I figured I should go with what I do best.
Take a nap.
I get most of my great and even some of my not so great ideas in the horizontal position. And this time was no different. As soon as I lay down it hit me. Write a story. So last week I wrote a chapter of a children’s book starring Elijah and his love of drawing robots and figuring his way out of mazes.
He loved it and asked me to write chapters 2 through 5 for the next session. Well, I was elated and got right to work on the next few chapters. Of course I thought it was brilliant, or else I wouldn’t have written it. So the other night armed with new chapters of the adventures of Elijah I returned to church for our weekly tutoring session. Elijah read aloud through chapter 2 and did the math sprinkled throughout the chapter. I even made up rhymes for him like, “Which equals 2? See what you can do,” and “Find the 4. Can you find more?”
I was so proud of myself. And happy for and proud of Elijah, too. He was doing great.

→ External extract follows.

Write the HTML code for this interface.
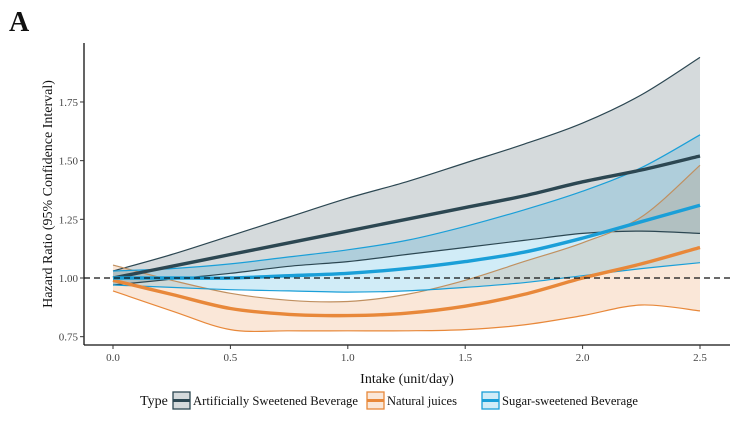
<!DOCTYPE html>
<html><head><meta charset="utf-8"><style>
body{margin:0;background:#fff}
svg{display:block;font-family:"Liberation Serif",serif}
</style></head><body>
<svg id="c" width="742" height="424" viewBox="0 0 742 424">
<text x="9" y="31" font-size="28" font-weight="bold" fill="#111">A</text>
<g id="plot"></g>
</svg>
<script>
const xs=[0,0.25,0.5,0.75,1,1.25,1.5,1.75,2,2.25,2.5];
const asbMean=[1.00,1.05,1.10,1.15,1.20,1.25,1.30,1.35,1.41,1.46,1.52];
const asbUp=[1.03,1.10,1.18,1.26,1.34,1.41,1.49,1.57,1.66,1.78,1.94];
const asbLo=[0.97,0.995,1.02,1.05,1.07,1.10,1.13,1.16,1.19,1.20,1.19];
const njMean=[0.99,0.93,0.87,0.845,0.84,0.85,0.88,0.93,1.00,1.06,1.13];
const njUp=[1.055,0.99,0.935,0.905,0.90,0.93,0.99,1.07,1.15,1.26,1.48];
const njLo=[0.945,0.86,0.78,0.775,0.775,0.775,0.78,0.80,0.84,0.885,0.86];
const ssbMean=[1.00,1.00,1.00,1.01,1.02,1.04,1.07,1.11,1.17,1.24,1.31];
const ssbUp=[1.03,1.04,1.06,1.09,1.12,1.16,1.22,1.29,1.37,1.47,1.61];
const ssbLo=[0.97,0.96,0.95,0.945,0.94,0.945,0.96,0.98,1.01,1.04,1.065];
const xTicks=[0,0.5,1,1.5,2,2.5];
const xTickLabels=["0.0","0.5","1.0","1.5","2.0","2.5"];
const yTicks=[0.75,1,1.25,1.5,1.75];
const yTickLabels=["0.75","1.00","1.25","1.50","1.75"];

const X=v=>113+v*234.8, Y=v=>278-(v-1)*234.7;
const NS="http://www.w3.org/2000/svg";
const g=document.getElementById('plot');
function mk(t,a,p){const e=document.createElementNS(NS,t);for(const k in a)e.setAttribute(k,a[k]);(p||g).appendChild(e);return e;}
function pts(arr){return arr.map((v,i)=>[X(xs[i]),Y(v)]);}
function curve(p,move){let d=(move?"M":"L")+p[0][0].toFixed(1)+","+p[0][1].toFixed(1);
 for(let i=0;i<p.length-1;i++){const p0=p[i-1]||p[i],p1=p[i],p2=p[i+1],p3=p[i+2]||p2;
 d+=" C"+(p1[0]+(p2[0]-p0[0])/6).toFixed(1)+","+(p1[1]+(p2[1]-p0[1])/6).toFixed(1)+" "+(p2[0]-(p3[0]-p1[0])/6).toFixed(1)+","+(p2[1]-(p3[1]-p1[1])/6).toFixed(1)+" "+p2[0].toFixed(1)+","+p2[1].toFixed(1);}
 return d;}
function band(up,lo,fill,name){const d=curve(pts(up),true)+" "+curve(pts(lo).reverse(),false)+"Z";
 const e=mk('path',{d:d,fill:fill,'fill-opacity':0.2,stroke:'none'});
 
 }
function line(arr,col,w,name){const e=mk('path',{d:curve(pts(arr),true),fill:'none',stroke:col,'stroke-width':w});
 
 }
const cA="#2c4752",cN="#e8883a",cS="#1a9fd8";
band(asbUp,asbLo,cA,'asb-ci-band');band(njUp,njLo,cN,'nj-ci-band');band(ssbUp,ssbLo,cS,'ssb-ci-band');
line(asbUp,cA,1.2,'asb-upper');line(asbLo,cA,1.2,'asb-lower');
line(njUp,"#c09060",1.2,'nj-upper');line(njLo,cN,1.2,'nj-lower');
line(ssbUp,cS,1.2,'ssb-upper');line(ssbLo,cS,1.2,'ssb-lower');
line(asbMean,cA,3.4,'asb-mean-line');line(njMean,cN,3.4,'nj-mean-line');line(ssbMean,cS,3.4,'ssb-mean-line');
let r=mk('line',{x1:84,x2:730,y1:Y(1),y2:Y(1),stroke:'#111','stroke-width':1.3,'stroke-dasharray':'6,4'});

let ax=mk('line',{x1:84,x2:84,y1:43,y2:345,stroke:'#111','stroke-width':1.3});

ax=mk('line',{x1:84,x2:730,y1:345,y2:345,stroke:'#111','stroke-width':1.3});

xTicks.forEach((v,i)=>{mk('line',{x1:X(v),x2:X(v),y1:345,y2:349,stroke:'#333'});
 const t=mk('text',{x:X(v),y:361,'font-size':11,fill:'#444','text-anchor':'middle'});t.textContent=xTickLabels[i];
 });
yTicks.forEach((v,i)=>{mk('line',{x1:80,x2:84,y1:Y(v),y2:Y(v),stroke:'#333'});
 const t=mk('text',{x:78,y:Y(v)+4,'font-size':11,fill:'#444','text-anchor':'end'});t.textContent=yTickLabels[i];
 });
let t=mk('text',{x:407,y:383,'font-size':14,fill:'#111','text-anchor':'middle'});t.textContent="Intake (unit/day)";

t=mk('text',{x:0,y:0,'font-size':14,fill:'#111','text-anchor':'middle',transform:'translate(52,194) rotate(-90)'});t.textContent="Hazard Ratio (95% Confidence Interval)";

t=mk('text',{x:140,y:405,'font-size':14,fill:'#111'});t.textContent="Type";

const legNames=["Artificially Sweetened Beverage","Natural juices","Sugar-sweetened Beverage"];
const legCols=[cA,cN,cS];const legX=[173,367,482];const legW=[165,70,136];
legNames.forEach((n,i)=>{const lg=mk('g',{});
 
 mk('rect',{x:legX[i],y:392,width:17,height:17,fill:legCols[i],'fill-opacity':0.2,stroke:legCols[i],'stroke-width':1.3},lg);
 mk('line',{x1:legX[i],x2:legX[i]+17,y1:400.5,y2:400.5,stroke:legCols[i],'stroke-width':3},lg);
 const tt=mk('text',{x:legX[i]+20,y:405,'font-size':13,fill:'#111',textLength:legW[i],lengthAdjust:'spacingAndGlyphs'},lg);tt.textContent=n;});
</script>
</body></html>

And then came chapter three where Elijah and his friends were trapped in the maze with the robots. He immediately put this masterpiece down, fumbled around in his schoolbag and started taking things out; ignoring my gentle pleas: “Elijah read a little more . . . okay, why don’t we do some flash cards . . . what is that you have? Homework? Great, let’s do that. . . . No? Okay, we’ll do that instead. Oh, I see, you want to do some more drawing. Well that’s fine too . . . what are you going to do?”
Guess chapter 3 needs a little more work. And I need to find more ways to connect with Elijah.
I feel bad. I gave so little to Elijah and he gave me so much more in return: a great idea for a children’s book. Guess it really is true: if you give you shall receive. Amen.